**Written instruction**
Set down the full listing exactly as given. Any pictures are to be left out.

....

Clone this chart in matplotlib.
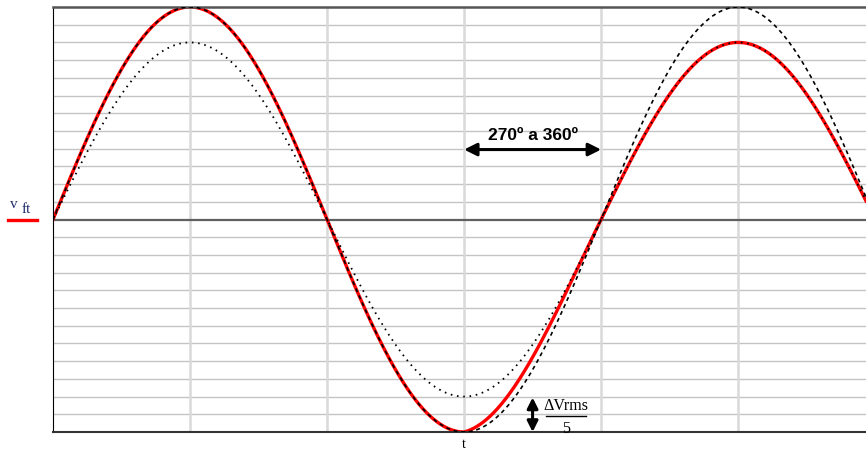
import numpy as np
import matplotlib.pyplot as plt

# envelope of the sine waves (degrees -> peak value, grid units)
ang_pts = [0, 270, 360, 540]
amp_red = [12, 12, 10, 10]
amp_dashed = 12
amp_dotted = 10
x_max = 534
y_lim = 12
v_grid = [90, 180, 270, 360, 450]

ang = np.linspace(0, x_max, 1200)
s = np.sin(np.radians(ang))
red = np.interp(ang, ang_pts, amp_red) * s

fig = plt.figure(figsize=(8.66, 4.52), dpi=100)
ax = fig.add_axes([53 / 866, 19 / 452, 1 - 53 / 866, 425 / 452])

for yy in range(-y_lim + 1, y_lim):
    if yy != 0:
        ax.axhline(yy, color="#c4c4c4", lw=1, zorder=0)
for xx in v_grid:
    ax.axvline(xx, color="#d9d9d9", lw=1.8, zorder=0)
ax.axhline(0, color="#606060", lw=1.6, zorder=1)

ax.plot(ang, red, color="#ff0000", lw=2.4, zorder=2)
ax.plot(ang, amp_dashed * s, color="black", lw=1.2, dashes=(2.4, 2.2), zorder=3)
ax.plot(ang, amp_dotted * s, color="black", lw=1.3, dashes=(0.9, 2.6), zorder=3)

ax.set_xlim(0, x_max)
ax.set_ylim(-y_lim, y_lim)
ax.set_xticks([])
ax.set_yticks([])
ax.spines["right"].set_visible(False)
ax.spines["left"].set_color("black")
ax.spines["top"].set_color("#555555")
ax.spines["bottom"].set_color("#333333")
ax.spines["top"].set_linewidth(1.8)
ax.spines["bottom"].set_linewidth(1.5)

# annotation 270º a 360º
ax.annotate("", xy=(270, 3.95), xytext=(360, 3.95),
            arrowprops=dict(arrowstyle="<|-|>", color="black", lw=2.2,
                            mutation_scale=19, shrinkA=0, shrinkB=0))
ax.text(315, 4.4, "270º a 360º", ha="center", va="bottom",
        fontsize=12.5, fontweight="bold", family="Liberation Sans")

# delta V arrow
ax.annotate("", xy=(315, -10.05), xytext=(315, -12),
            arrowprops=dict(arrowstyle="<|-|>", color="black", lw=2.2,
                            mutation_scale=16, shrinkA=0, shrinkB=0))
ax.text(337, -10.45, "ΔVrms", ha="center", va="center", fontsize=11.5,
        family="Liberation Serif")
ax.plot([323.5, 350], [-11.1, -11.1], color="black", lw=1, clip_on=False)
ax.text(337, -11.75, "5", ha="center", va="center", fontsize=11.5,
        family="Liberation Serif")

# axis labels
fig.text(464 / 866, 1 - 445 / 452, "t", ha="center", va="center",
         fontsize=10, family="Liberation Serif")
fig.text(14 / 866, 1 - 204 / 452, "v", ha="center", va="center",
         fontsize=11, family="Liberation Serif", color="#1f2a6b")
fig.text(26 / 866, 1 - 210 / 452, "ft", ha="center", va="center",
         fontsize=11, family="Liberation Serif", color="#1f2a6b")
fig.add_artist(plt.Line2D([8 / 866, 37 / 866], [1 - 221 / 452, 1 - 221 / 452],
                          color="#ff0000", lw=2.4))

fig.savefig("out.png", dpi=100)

....

**Response below**
Clone this chart in matplotlib.
import numpy as np
import matplotlib.pyplot as plt

# envelope of the sine waves (degrees -> peak value, grid units)
ang_pts = [0, 270, 360, 540]
amp_red = [12, 12, 10, 10]
amp_dashed = 12
amp_dotted = 10
x_max = 534
y_lim = 12
v_grid = [90, 180, 270, 360, 450]

ang = np.linspace(0, x_max, 1200)
s = np.sin(np.radians(ang))
red = np.interp(ang, ang_pts, amp_red) * s

fig = plt.figure(figsize=(8.66, 4.52), dpi=100)
ax = fig.add_axes([53 / 866, 19 / 452, 1 - 53 / 866, 425 / 452])

for yy in range(-y_lim + 1, y_lim):
    if yy != 0:
        ax.axhline(yy, color="#c4c4c4", lw=1, zorder=0)
for xx in v_grid:
    ax.axvline(xx, color="#d9d9d9", lw=1.8, zorder=0)
ax.axhline(0, color="#606060", lw=1.6, zorder=1)

ax.plot(ang, red, color="#ff0000", lw=2.4, zorder=2)
ax.plot(ang, amp_dashed * s, color="black", lw=1.2, dashes=(2.4, 2.2), zorder=3)
ax.plot(ang, amp_dotted * s, color="black", lw=1.3, dashes=(0.9, 2.6), zorder=3)

ax.set_xlim(0, x_max)
ax.set_ylim(-y_lim, y_lim)
ax.set_xticks([])
ax.set_yticks([])
ax.spines["right"].set_visible(False)
ax.spines["left"].set_color("black")
ax.spines["top"].set_color("#555555")
ax.spines["bottom"].set_color("#333333")
ax.spines["top"].set_linewidth(1.8)
ax.spines["bottom"].set_linewidth(1.5)

# annotation 270º a 360º
ax.annotate("", xy=(270, 3.95), xytext=(360, 3.95),
            arrowprops=dict(arrowstyle="<|-|>", color="black", lw=2.2,
                            mutation_scale=19, shrinkA=0, shrinkB=0))
ax.text(315, 4.4, "270º a 360º", ha="center", va="bottom",
        fontsize=12.5, fontweight="bold", family="Liberation Sans")

# delta V arrow
ax.annotate("", xy=(315, -10.05), xytext=(315, -12),
            arrowprops=dict(arrowstyle="<|-|>", color="black", lw=2.2,
                            mutation_scale=16, shrinkA=0, shrinkB=0))
ax.text(337, -10.45, "ΔVrms", ha="center", va="center", fontsize=11.5,
        family="Liberation Serif")
ax.plot([323.5, 350], [-11.1, -11.1], color="black", lw=1, clip_on=False)
ax.text(337, -11.75, "5", ha="center", va="center", fontsize=11.5,
        family="Liberation Serif")

# axis labels
fig.text(464 / 866, 1 - 445 / 452, "t", ha="center", va="center",
         fontsize=10, family="Liberation Serif")
fig.text(14 / 866, 1 - 204 / 452, "v", ha="center", va="center",
         fontsize=11, family="Liberation Serif", color="#1f2a6b")
fig.text(26 / 866, 1 - 210 / 452, "ft", ha="center", va="center",
         fontsize=11, family="Liberation Serif", color="#1f2a6b")
fig.add_artist(plt.Line2D([8 / 866, 37 / 866], [1 - 221 / 452, 1 - 221 / 452],
                          color="#ff0000", lw=2.4))

fig.savefig("out.png", dpi=100)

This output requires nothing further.